Samarangana-sutradhara (Summary)

by D. N. Shukla | 1960 | 15,592 words | ISBN-10: 8121506115 | ISBN-13: 9788121506113

This page describes The five-fold Men Women (Panca-purusha-stri-lakshana) which is chapter 75 English summary of the Samarangana-Sutradhara by Bhoja. This work in Sanskrit representing a voluminous treatise on Vastu-Shastra (the science of Architecture), encompassing a broad range of subjects, such as Architecture, Shilpa-shastra (Iconography, Arts and Crafts) but also deals with Creation-theory, Geography, Philosophu, etc.

Chapter 75 - The five-fold Men Women (Pañca-puruṣa-strī-lakṣaṇa)

[Note: This chapter corresponds to Chapter 81of the original Samarāṅgaṇa-Sūtradhāra]

[Full title: Pañca-puruṣa-strī-lakṣaṇa (The Standard models of proportions of the five-fold men and five-fold women)]

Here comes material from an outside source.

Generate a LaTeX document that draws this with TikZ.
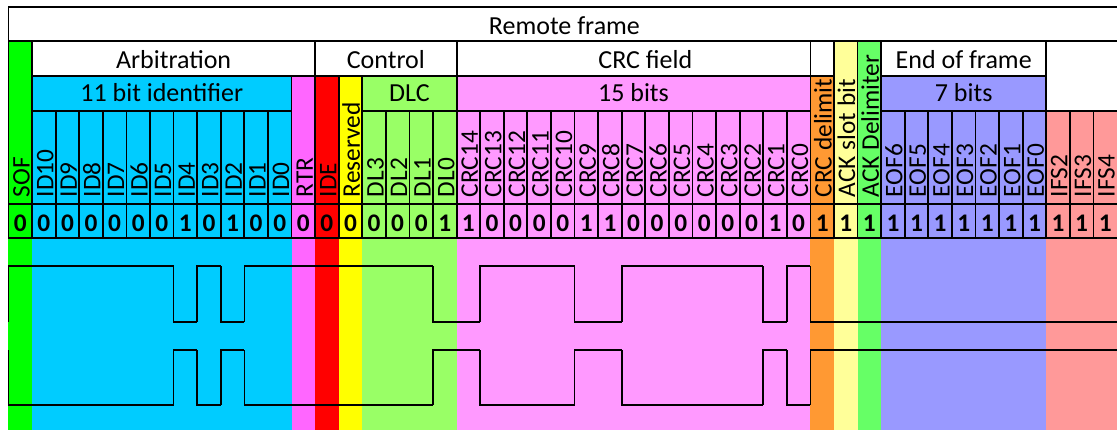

As per the dictum of Varāhamihira, the ornamentation and dresses are to be provided for or employed in the images of gods and goddesses in the fashion of the country; the local characteristic styles of dresses and decorations are the standards in which the gods and goddesses are decorated and dressed. Similarly there has been an unbroken art tradition in India from Varāhamihira regarding the five principal heights and lengths having been recognised as standard types of male figures. It is in conformity to these five-fold proportions that the sculptors have been moulding their icons and images accordingly. The author of the Samarāṅgaṇa-Sūtradhāra, not only maintains this tradition but also adds one more, namely five types of proportions in case of females also This is the import of the chapter.

Here the five male types described in detail are:—

  1. Haṃsa,
  2. Saśa [Śaśa?],
  3. Rucaka,
  4. Bhadra and
  5. Mālavya.

And their mānas being 88, 90, 92, 94 and 96 aṅgulas respectively. These figures do not tally with those given by the Bṛhatsaṃhitā of Varāhamihira. I have discussed all these points in Vol II.

Then follow the detailed descriptions of all the limbs of all these types of men with full proportions In the end are given (though the chapter is very corrupt) the description of the five-fold women—

  1. Daṇḍinī,
  2. Vṛttā,
  3. Pauruṣī and
  4. Balāki,
  5. (and the fifth one is missing).